Vermoeid, maar vol van indrukken van de pelgrimage keerden Jaap Zalm en pastoor Henk Schoon afgelopen zaterdag terug in Enkhuizen. Op 12 mei vertrokken ze vanaf Montignac in de Dordogne per fiets om de tweede helft van de pelgrimstocht van Enkhuizen naar Santiago de Compostela te maken. De eerste helft deden ze twee jaar geleden.
Tussentijds bericht werd uit Burgos ontvangen en al eerder gepubliceerd, onderstaand de vervolgervaringen.
Het is een zware reis geweest, met twee weken van regen, harde tegenwind, kleren en schoenen die niet wilden drogen, moeite om een geschikte slaapplaats te vinden, spaken die braken, een lekke band, anderhalve week buikloop. De meeste pelgrims aten en sliepen in herbergen of hotels. Wij niet. We hebben zo lang mogelijk volgehouden om onze tent, etenswaren en kookspullen op de fiets met ons mee te nemen, berg op, berg af. Totdat het niet langer ging, en we onze slaapzak bijna uitdreven. De laatste drie dagen hebben we doorgebracht in een hotel.
Na een lange klim waren we aangekomen op een top van een berg in Noord-Spanje. Daar stond een kapel, waar een bijbel lag. We hebben samen psalm 121 gelezen. Elk woord daarvan was werkelijkheid. Ook zijn er inzichten ontstaan over de eucharistie. Met name de dimensie die het onderweg-zijn als pelgrim heeft voor de beleving van de eucharistieviering. Voor mijzelf sprekend: de eucharistieviering op zondagmorgen in de kathedraal van Leon was een hoogtepunt.

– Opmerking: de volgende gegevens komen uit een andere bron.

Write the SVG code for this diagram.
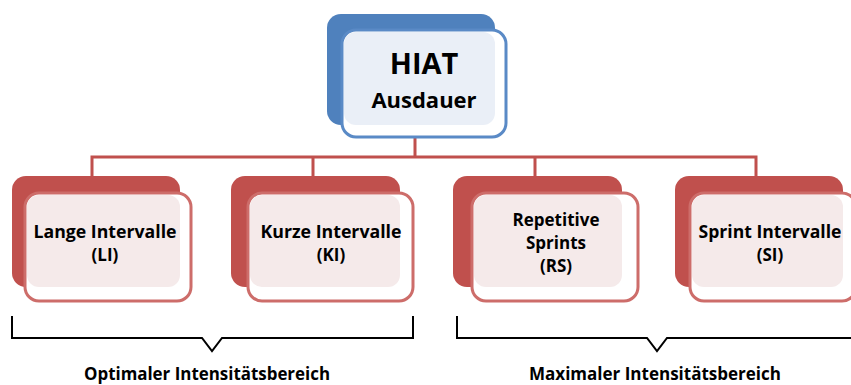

Juist als je een lange weg hebt afgelegd, verwijderd bent van wat je hebt achtergelaten, geplaagd bent door tegenslagen, die je hebt doorstaan, enigszins riekend het godshuis binnenstapt, en daar in de gemeenschap een warm welkom ontvangt, de vredegroet en de eucharistische gave, wordt de essentie zichtbaar van vrede onder mensen die hun weg gaan op aarde.
In de tent las ik elke keer een stukje uit het boekje van een onbekende schrijver uit de veertiende eeuw ‘ de wolk van niet-weten’, over verschillende fasen in een mensenleven, de animale, zintuigelijke fase (materieel), de sociale fase (gezin en gemeenschap) en de fase van eenzaamheid. Nu ik ben teruggekeerd heb ik enige dagen moeite gehad om me weer in te passen in de orde en regelmaat van het gezinsleven. Even dacht ik: zou ik voor eeuwig in de fase van eenzaamheid zijn beland en niet meer terugkunnen? Ik dacht toen terug aan de muur van een gebouw naast de kathedraal in Astorga, waar een raam is met tralies. Een verhaal vertelt dat in het verleden een vrouw zich had laten inmetselen. Zij leefde van wat de voorbijgangers haar aan voedsel door het raam aanreikten. Na terugkomst stelde de plaatselijke fietsenmaker van Enkhuizen voor dat achter in de tuin van de pastorie een kluizenaarswoning zou worden gebouwd met een raam uitkijkend op de Zuiderhavendijk, waardoor de voorbijgangers mij eten kunnen aanreiken.
Zo ver zal het niet komen. Voordat ik het weet ben ik ingewerkt in gezin en in kerk. Maar het zet je wel aan het denken. En ergens, diep van binnen, zit die eenzame zwerver, die pelgrim te broeden op een volgende kans voor boetedoening in eenzaamheid en een versterking van het geloof.
De aankomst in Santiagio viel tegen. De slagregens waren niet de reden. Maar de stroom toeristen die de stad bevolken. En masse klimmen ze achter het altaar een trap op om het beeld van H.Jakobus willen aanraken. Ben ik daar te oud-katholiek voor? Ik kon me daar niet toe overgeven. Stilletjes daalde ik de trap af naar de crypte onder de kathedraal, waar de relieken van Jakobus liggen. Daarna vond ik gelegenheid voor een kort gebed in stilte in een ruimte, waar geen toeristen mochten komen, en waar het allerheiligste sacrament was uitgestald. Nog even nam ik nota van het immense wierookvat die in de kerk hing. Ik hoorde van iemand: voor 300 euro kun je die laten zwaaien. Of je kunt wachten op de dienst om 12.00 uur de volgende dag. De slechte treinverbinding in het week-end liet echter niet toe dat we hier nog langer bleven. En we reisden op vrijdagmorgen vroeg terug naar huis.